Records to process:
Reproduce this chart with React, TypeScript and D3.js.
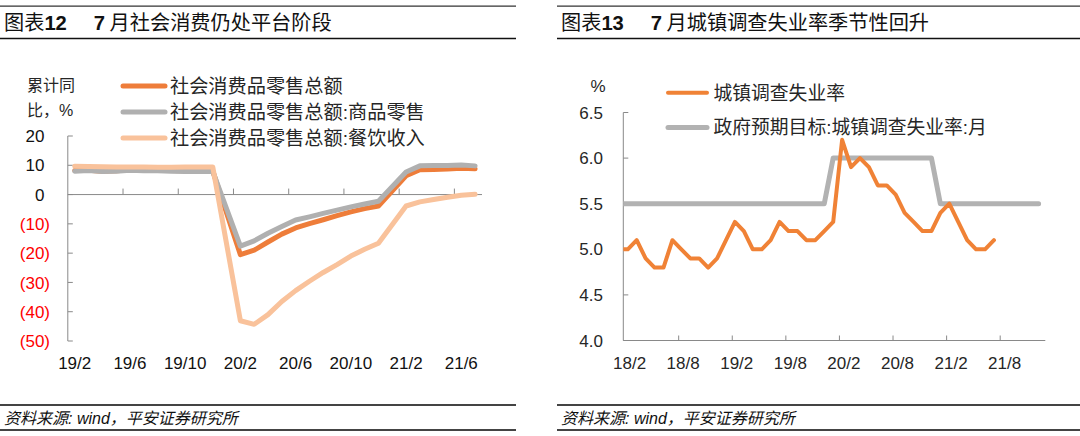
import React from 'react';
import * as d3 from 'd3';

// ---- left panel: 社会消费品零售 累计同比 ----
const retailCats = [
  '19/2', '19/3', '19/4', '19/5', '19/6', '19/7', '19/8', '19/9', '19/10', '19/11', '19/12',
  '20/1', '20/2', '20/3', '20/4', '20/5', '20/6', '20/7', '20/8', '20/9', '20/10', '20/11', '20/12',
  '21/1', '21/2', '21/3', '21/4', '21/5', '21/6', '21/7',
];
const retailTotal = [
  8.2, 8.3, 8.0, 8.1, 8.4, 8.3, 8.2, 8.2, 8.1, 8.0, 8.0,
  null, -20.5, -19.0, -16.2, -13.5, -11.4, -9.9, -8.6, -7.2, -5.9, -4.8, -3.9,
  null, 6.4, 8.5, 8.6, 8.7, 9.0, 8.8,
];
const retailGoods = [
  8.0, 8.2, 7.9, 8.0, 8.3, 8.1, 8.1, 8.0, 7.9, 7.9, 7.9,
  null, -17.6, -15.8, -13.2, -10.9, -8.7, -7.6, -6.4, -5.3, -4.2, -3.2, -2.3,
  null, 7.7, 9.8, 9.9, 9.9, 10.1, 9.8,
];
const retailCatering = [
  9.7, 9.6, 9.5, 9.4, 9.4, 9.4, 9.3, 9.3, 9.4, 9.4, 9.4,
  null, -43.1, -44.3, -41.0, -36.5, -32.8, -29.6, -26.6, -23.9, -21.0, -18.7, -16.6,
  null, -3.9, -2.5, -1.7, -0.9, -0.2, 0.1,
];
const retailNames = ['社会消费品零售总额', '社会消费品零售总额:商品零售', '社会消费品零售总额:餐饮收入'];
const retailYTicks = [20, 10, 0, -10, -20, -30, -40, -50];
const retailXLabels = ['19/2', '19/6', '19/10', '20/2', '20/6', '20/10', '21/2', '21/6'];

// ---- right panel: 城镇调查失业率 ----
const jobMonths = [
  '18/1', '18/2', '18/3', '18/4', '18/5', '18/6', '18/7', '18/8', '18/9', '18/10', '18/11', '18/12',
  '19/1', '19/2', '19/3', '19/4', '19/5', '19/6', '19/7', '19/8', '19/9', '19/10', '19/11', '19/12',
  '20/1', '20/2', '20/3', '20/4', '20/5', '20/6', '20/7', '20/8', '20/9', '20/10', '20/11', '20/12',
  '21/1', '21/2', '21/3', '21/4', '21/5', '21/6', '21/7', '21/8', '21/9', '21/10', '21/11', '21/12',
];
const unemployment = [
  5.0, 5.0, 5.1, 4.9, 4.8, 4.8, 5.1, 5.0, 4.9, 4.9, 4.8, 4.9,
  5.1, 5.3, 5.2, 5.0, 5.0, 5.1, 5.3, 5.2, 5.2, 5.1, 5.1, 5.2,
  5.3, 6.2, 5.9, 6.0, 5.9, 5.7, 5.7, 5.6, 5.4, 5.3, 5.2, 5.2,
  5.4, 5.5, 5.3, 5.1, 5.0, 5.0, 5.1,
];
const jobTarget = [
  5.5, 5.5, 5.5, 5.5, 5.5, 5.5, 5.5, 5.5, 5.5, 5.5, 5.5, 5.5,
  5.5, 5.5, 5.5, 5.5, 5.5, 5.5, 5.5, 5.5, 5.5, 5.5, 5.5, 5.5,
  6.0, 6.0, 6.0, 6.0, 6.0, 6.0, 6.0, 6.0, 6.0, 6.0, 6.0, 6.0,
  5.5, 5.5, 5.5, 5.5, 5.5, 5.5, 5.5, 5.5, 5.5, 5.5, 5.5, 5.5,
];
const jobNames = ['城镇调查失业率', '政府预期目标:城镇调查失业率:月'];
const jobYTicks = [6.5, 6.0, 5.5, 5.0, 4.5, 4.0];
const jobXLabels = ['18/2', '18/8', '19/2', '19/8', '20/2', '20/8', '21/2', '21/8'];

const FONT = '"Liberation Sans", Arial, "Noto Sans CJK SC", sans-serif';
const AXIS = '#898989';
const TEXT = '#262626';

const RetailChart: React.FC = () => {
  const x = d3.scaleBand<string>().domain(retailCats).range([67.8, 482]).padding(0);
  const cx = (c: string) => (x(c) ?? 0) + x.bandwidth() / 2;
  const y = d3.scaleLinear().domain([-50, 20]).range([341, 136]);
  const x0 = 67.8;

  const series = [
    { name: retailNames[0], values: retailTotal, color: '#EE7D3A' },
    { name: retailNames[1], values: retailGoods, color: '#B0B0B0' },
    { name: retailNames[2], values: retailCatering, color: '#F9C29B' },
  ];
  const line = d3
    .line<[string, number]>()
    .x((d) => cx(d[0]))
    .y((d) => y(d[1]));

  return (
    <g>
      {/* y axis */}
      <line x1={x0} x2={x0} y1={y(20)} y2={y(-50)} stroke={AXIS} />
      {retailYTicks.map((t) => (
        <g key={t}>
          <line x1={x0} x2={x0 + 5} y1={y(t)} y2={y(t)} stroke={AXIS} />
          <text
            x={t < 0 ? 50 : 44.5}
            y={y(t)}
            dy="0.36em"
            textAnchor="end"
            fontSize={17}
            fill={t < 0 ? '#FF0000' : '#111'}
          >
            {t < 0 ? `(${Math.abs(t)})` : t}
          </text>
        </g>
      ))}
      {/* x axis on zero line */}
      <line x1={x0} x2={482} y1={y(0)} y2={y(0)} stroke={AXIS} />
      {retailXLabels.map((c, i) => (
        <g key={c}>
          {i > 0 && <line x1={x(c)} x2={x(c)} y1={y(0)} y2={y(0) - 6} stroke={AXIS} />}
          <text x={cx(c)} y={369} textAnchor="middle" fontSize={17} fill="#111">
            {c}
          </text>
        </g>
      ))}
      {/* series */}
      {series.map((s) => {
        const pts = retailCats
          .map((c, i) => [c, s.values[i]] as [string, number | null])
          .filter((d) => d[1] !== null) as [string, number][];
        return (
          <path
            key={s.name}
            d={line(pts) ?? ''}
            fill="none"
            stroke={s.color}
            strokeWidth={5}
            strokeLinejoin="round"
            strokeLinecap="round"
          />
        );
      })}
      {/* unit label */}
      <text x={27} y={91} fontSize={16} fill={TEXT}>累计同</text>
      <text x={27} y={116} fontSize={16} fill={TEXT}>比，%</text>
      {/* legend */}
      {series.map((s, i) => (
        <g key={s.name} transform={`translate(0, ${86 + i * 26})`}>
          <line x1={123} x2={165} stroke={s.color} strokeWidth={5} strokeLinecap="round" />
          <text x={170} dy="0.36em" fontSize={19.2} fill={TEXT}>
            {s.name}
          </text>
        </g>
      ))}
    </g>
  );
};

const JobChart: React.FC = () => {
  const idx = (m: string) => jobMonths.indexOf(m);
  const x = d3.scaleLinear().domain([0.5, 47.75]).range([623.3, 1045.3]);
  const y = d3.scaleLinear().domain([4, 6.5]).range([340.5, 112.5]);
  const line = d3
    .line<number>()
    .x((_, i) => x(i))
    .y((d) => y(d));
  const [xa, xb] = x.range();

  return (
    <g>
      <defs>
        <clipPath id="jobClip">
          <rect x={xa} y={90} width={xb - xa} height={260} />
        </clipPath>
      </defs>
      {/* axes */}
      <line x1={xa} x2={xa} y1={y(6.5)} y2={y(4)} stroke={AXIS} />
      {jobYTicks.map((t) => (
        <g key={t}>
          <line x1={xa} x2={xa + 5} y1={y(t)} y2={y(t)} stroke={AXIS} />
          <text x={603} y={y(t)} dy="0.36em" textAnchor="end" fontSize={17} fill={TEXT}>
            {t.toFixed(1)}
          </text>
        </g>
      ))}
      <line x1={xa} x2={xb} y1={y(4)} y2={y(4)} stroke={AXIS} />
      {jobXLabels.map((m, i) => (
        <g key={m}>
          {i > 0 && (
            <line x1={x(idx(m) - 0.3)} x2={x(idx(m) - 0.3)} y1={y(4)} y2={y(4) - 5} stroke={AXIS} />
          )}
          <text x={x(idx(m) + 0.2)} y={369} textAnchor="middle" fontSize={17} fill={TEXT}>
            {m}
          </text>
        </g>
      ))}
      <g clipPath="url(#jobClip)">
        <path
          d={line(jobTarget) ?? ''}
          fill="none"
          stroke="#B2B2B2"
          strokeWidth={5}
          strokeLinejoin="round"
          strokeLinecap="round"
        />
        <path
          d={line(unemployment) ?? ''}
          fill="none"
          stroke="#F08236"
          strokeWidth={4}
          strokeLinejoin="round"
          strokeLinecap="round"
        />
      </g>
      <text x={590.5} y={91.5} fontSize={17} fill={TEXT}>%</text>
      {/* legend */}
      {[
        { name: jobNames[0], color: '#F08236', w: 4 },
        { name: jobNames[1], color: '#B2B2B2', w: 5 },
      ].map((s, i) => (
        <g key={s.name} transform={`translate(0, ${92.8 + i * 34.8})`}>
          <line x1={668} x2={707} stroke={s.color} strokeWidth={s.w} strokeLinecap="round" />
          <text x={713.5} dy="0.36em" fontSize={18.8} fill={TEXT}>
            {s.name}
          </text>
        </g>
      ))}
    </g>
  );
};

const Frame: React.FC<{ x0: number; x1: number; num: string; title: string }> = ({ x0, x1, num, title }) => (
  <g>
    <line x1={x0} x2={x1} y1={6.2} y2={6.2} stroke="#333" strokeWidth={1.3} />
    <line x1={x0} x2={x1} y1={38.5} y2={38.5} stroke="#111" strokeWidth={1.5} />
    <text x={x0 + 4} y={30} fontSize={20.2} fill="#111">
      <tspan>图表</tspan>
      <tspan fontWeight="bold">{num}</tspan>
      <tspan fontWeight="bold" dx={27}>7</tspan>
      <tspan dx={4.5}>{title}</tspan>
    </text>
    <line x1={x0} x2={x1} y1={405} y2={405} stroke="#444" strokeWidth={2} />
    <line x1={x0} x2={x1} y1={430} y2={430} stroke="#444" strokeWidth={2} />
    <text x={x0 + 4} y={423.5} fontSize={16} fontStyle="italic" fill="#111">
      资料来源: wind，平安证券研究所
    </text>
  </g>
);

const App: React.FC = () => (
  <svg
    width={1080}
    height={436}
    style={{ position: 'absolute', left: 0, top: 0, background: '#fff' }}
    fontFamily={FONT}
  >
    <Frame x0={0} x1={516} num="12" title="月社会消费仍处平台阶段" />
    <Frame x0={557} x1={1080} num="13" title="月城镇调查失业率季节性回升" />
    <RetailChart />
    <JobChart />
  </svg>
);

export default App;
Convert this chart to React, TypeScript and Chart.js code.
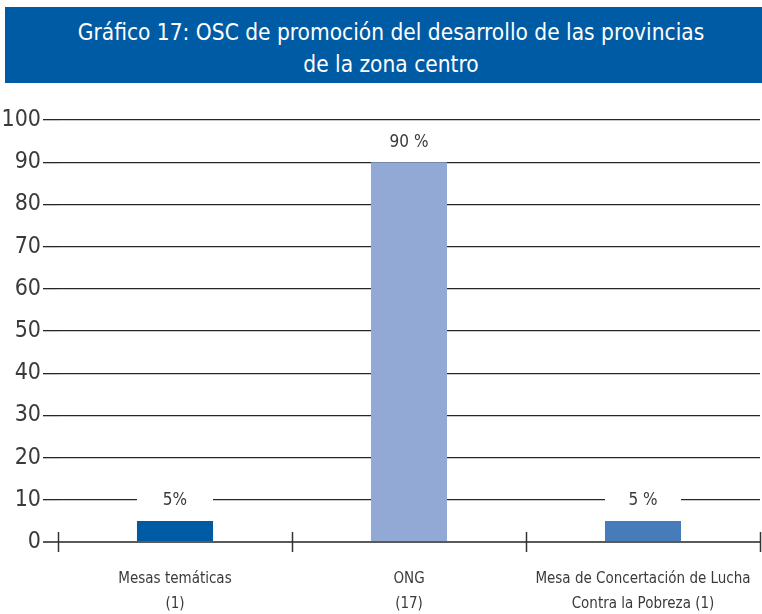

Your task:
Search the records for the string "React" and return every line in which it occurs.

Solved exercise:
Reproduce this chart with React, TypeScript and D3.js.
import React from 'react';
const RetailChart: React.FC = () => {
const JobChart: React.FC = () => {
const Frame: React.FC<{ x0: number; x1: number; num: string; title: string }> = ({ x0, x1, num, title }) => (
const App: React.FC = () => (
Convert this chart to React, TypeScript and Chart.js code.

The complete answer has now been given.